Back in August, I rolled out a historic illustration from Harper’s Magazine showing people in Lewes croaker fishing with a seine net on Lewes Beach. We published it as part of our historic photo feature that runs on page 7 in our Tuesday edition. I can’t even tell you where the illustration came from. Someone dropped it off years ago and it lives in a bulging file of historic items in drawer in my desk.
The illustration beckons me every four years or so. I shuffle through the file, pull it out and once again allow my eyes to pour over the details that caught the artist’s eye back in 1877 when it was first drawn and published.
This time around, Mike DiPaolo at Lewes Historical Society called me with some news. “Hey Dennis,” he said, “you know that croaker fishing illustration you published recently? We have the original artist’s drawing hanging on the wall in our Maritime Museum. The original! Originals of those illustrations are very rare. One from Lewes, Del., to make its way through time is remarkable.”
Before the age of photography took hold, publishers used artist illustrations to show their readers across the country what people in other parts of the country were doing. The firm of Frederic Schell and Thomas Hogan became famous for illustrations of famous battles and other scenes from this nation’s Civil War, or, as former Lewes Postmaster Henry Marshall preferred to call the conflict, The War Between the States. They employed artists to join them in their work. After the conclusion of the war, their illustrations captured more quotidian aspects of American life.
The original drawing is not as detailed as the final drawing that made it into print. Some elements have shifted position, such as schooners - some at anchor, some under sail - making their way across Breakwater Harbor. The position of a steaming train engine rolling out onto the Queen Anne Pier is also different on the original. But mostly they’re the same, capturing the mood of Lewes residents pulling fish from a net on a late September day. One boy watches the work while resting on the flukes of an old ship’s anchor washed up on the beach. Another man naps against a tilted barrel used to carry the nets to the beach.
The caption under the illustration in the magazine article describes the annual tradition of fishing for croakers and concludes with this memorable and not-so-prophetic sentence: “The inhabitants are mostly fishermen - salty and tarry toilers of the sea; and the town will probably always remain quiet and old fashioned.”
DiPaolo said the society acquired the illustration a few years ago after being contacted by Richard Poole at Aerie Art Gallery in Rehoboth.
“How do you think he came by it?” I asked.
“Oh, I don’t know. Somehow from that murky world of art dealers. Maybe I shouldn’t say murky.”
“Arcane?” I suggested.
“Yes,” Mike said, “that’s more like it. We purchased it, though most of our items come through donations. Acquisition patrons help us out in cases like this one.”

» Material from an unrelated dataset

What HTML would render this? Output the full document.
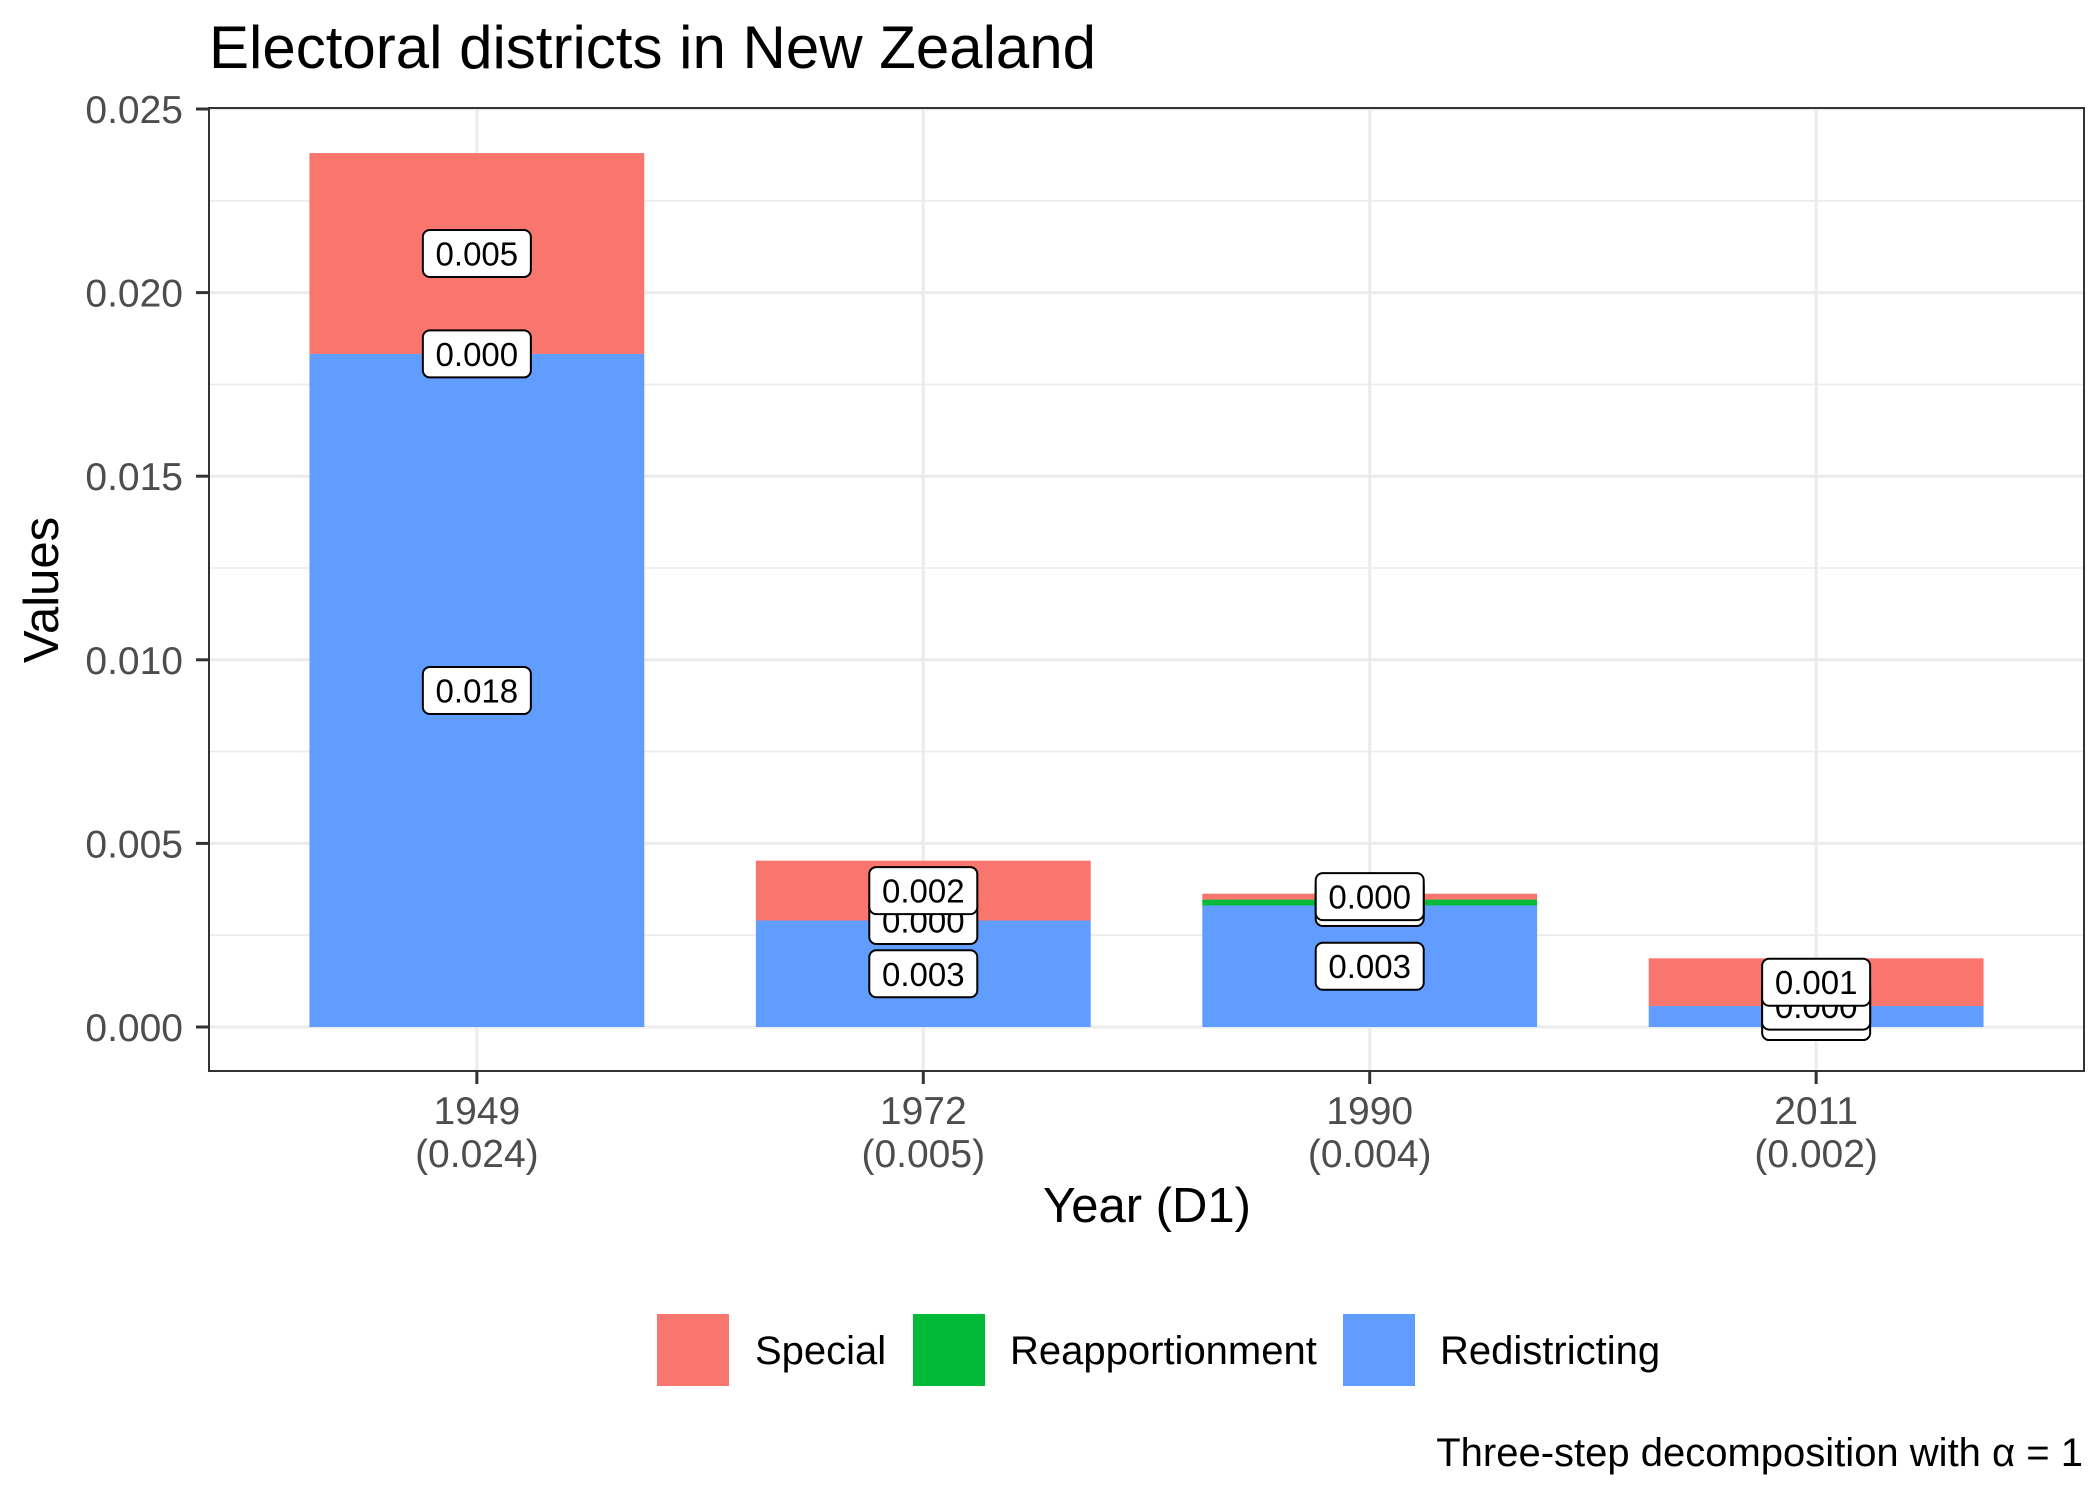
<!DOCTYPE html>
<html><head><meta charset="utf-8"><style>
html,body{margin:0;padding:0;background:#fff;}
svg{display:block;font-family:"Liberation Sans",Arial,sans-serif;}
</style></head><body>
<svg id="chart" width="2100" height="1500" viewBox="0 0 2100 1500">
<rect width="2100" height="1500" fill="#fff"/>
<text x="209" y="68" font-size="60" fill="#000">Electoral districts in New Zealand</text>
<g id="grid"></g>
<g id="bars"></g>
<g id="labels"></g>
<rect x="209" y="108" width="1875" height="963" fill="none" stroke="#333" stroke-width="2"/>
<g id="axes"></g>
<text transform="translate(58,590) rotate(-90)" text-anchor="middle" font-size="49" fill="#000">Values</text>
<text x="1147" y="1222" text-anchor="middle" font-size="49" fill="#000">Year (D1)</text>
<g>
<rect x="657" y="1314" width="72" height="72" fill="#F8766D"/>
<text x="755" y="1364" font-size="40">Special</text>
<rect x="913" y="1314" width="72" height="72" fill="#00BA38"/>
<text x="1010" y="1364" font-size="40">Reapportionment</text>
<rect x="1343" y="1314" width="72" height="72" fill="#619CFF"/>
<text x="1440" y="1364" font-size="40">Redistricting</text>
</g>
<text x="2083" y="1466" text-anchor="end" font-size="40" fill="#000">Three-step decomposition with α = 1</text>
</svg>
<script>
const categories = ["1949","1972","1990","2011"];
const totalLabels = ["(0.024)","(0.005)","(0.004)","(0.002)"];
const redistricting = [0.01833, 0.0029, 0.00331, 0.00057];
const reapportionment = [0.0, 0.0, 0.00016, 0.0];
const special = [0.00547, 0.00163, 0.00016, 0.0013];
const yTicks = [0, 0.005, 0.01, 0.015, 0.02, 0.025];
const yTickLabels = ["0.000","0.005","0.010","0.015","0.020","0.025"];

const NS = "http://www.w3.org/2000/svg";
const panelL = 209, panelR = 2084, panelT = 108, panelB = 1071;
const y0 = 1027, yTop = 109;
function yScale(v){ return y0 - (v / 0.025) * (y0 - yTop); }
const unit = (panelR - panelL) / (categories.length - 1 + 1.2);
function xScale(i){ return panelL + unit * (0.6 + i); }
const barW = unit * 0.75;
function mk(tag, attrs, parent){ const e = document.createElementNS(NS, tag); for (const k in attrs) e.setAttribute(k, attrs[k]); parent.appendChild(e); return e; }

const grid = document.getElementById('grid');
for (let i = 0; i < yTicks.length - 1; i++) {
  const v = (yTicks[i] + yTicks[i+1]) / 2;
  const l = mk('line', {x1: panelL, x2: panelR, y1: yScale(v), y2: yScale(v), stroke: '#EBEBEB', 'stroke-width': 1.6}, grid);
  
  
}
yTicks.forEach(v => {
  const l = mk('line', {x1: panelL, x2: panelR, y1: yScale(v), y2: yScale(v), stroke: '#EBEBEB', 'stroke-width': 3}, grid);
  
  
});
categories.forEach((c, i) => {
  const l = mk('line', {x1: xScale(i), x2: xScale(i), y1: panelT, y2: panelB, stroke: '#EBEBEB', 'stroke-width': 3}, grid);
  
  
});

const bars = document.getElementById('bars');
const labels = document.getElementById('labels');
const series = [
  {name: 'redistricting', vals: redistricting, color: '#619CFF'},
  {name: 'reapportionment', vals: reapportionment, color: '#00BA38'},
  {name: 'special', vals: special, color: '#F8766D'}
];
const labelQueue = [];
categories.forEach((c, i) => {
  let base = 0;
  series.forEach(s => {
    const v = s.vals[i];
    const yA = yScale(base), yB = yScale(base + v);
    const r = mk('rect', {x: xScale(i) - barW/2, y: yB, width: barW, height: Math.max(0, yA - yB), fill: s.color}, bars);
    
    
    labelQueue.push({x: xScale(i), y: yScale(base + v/2), text: v.toFixed(3), name: s.name + '-' + c});
    base += v;
  });
});
labelQueue.forEach(L => {
  const g = mk('g', {}, labels);
  
  
  mk('rect', {x: L.x - 54, y: L.y - 23.5, width: 108, height: 47, rx: 7, fill: '#fff', stroke: '#000', 'stroke-width': 2}, g);
  const t = mk('text', {x: L.x, y: L.y + 12, 'text-anchor': 'middle', 'font-size': 33, fill: '#000'}, g);
  t.textContent = L.text;
});

const axes = document.getElementById('axes');
yTicks.forEach((v, i) => {
  const tk = mk('line', {x1: panelL - 13, x2: panelL, y1: yScale(v), y2: yScale(v), stroke: '#333', 'stroke-width': 3}, axes);
  
  
  const t = mk('text', {x: 183, y: yScale(v) + 14, 'text-anchor': 'end', 'font-size': 39, fill: '#4D4D4D'}, axes);
  
  
  t.textContent = yTickLabels[i];
});
categories.forEach((c, i) => {
  const tk = mk('line', {x1: xScale(i), x2: xScale(i), y1: panelB, y2: panelB + 13, stroke: '#333', 'stroke-width': 3}, axes);
  
  
  const t = mk('text', {x: xScale(i), y: 1124, 'text-anchor': 'middle', 'font-size': 39, fill: '#4D4D4D'}, axes);
  
  
  t.textContent = c;
  const t2 = mk('text', {x: xScale(i), y: 1167, 'text-anchor': 'middle', 'font-size': 39, fill: '#4D4D4D'}, axes);
  
  
  t2.textContent = totalLabels[i];
});
</script>
</body></html>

The Maritime Museum of Lewes Historical Society occupies the so-called Cannonball House at the corner of Bank and Front streets. The 18th-century house is clad in 18-inch cedar shakes and has yellow-pine floorboards inside that continue the theme: 18 inches wide. People over 6 feet tall have to duck through its doors. The light from small windows and subtle scents from centuries of human activity make the house feel about as much as old Lewes as any building in town.
Two paintings hanging on the walls of the museum caught my eye. They’re both by Theodora Kane who captured colorful scenes of the town in the 1940s and 1950s. I photographed them so readers can get a feel for their style. Check out my Barefootin’ column at capegazette.com to see them. I also have included there a colorized version of the croaker fishing illustration as it appeared in final form in the Harper’s Magazine.
You never know what nuggets of history you will find in our local museums.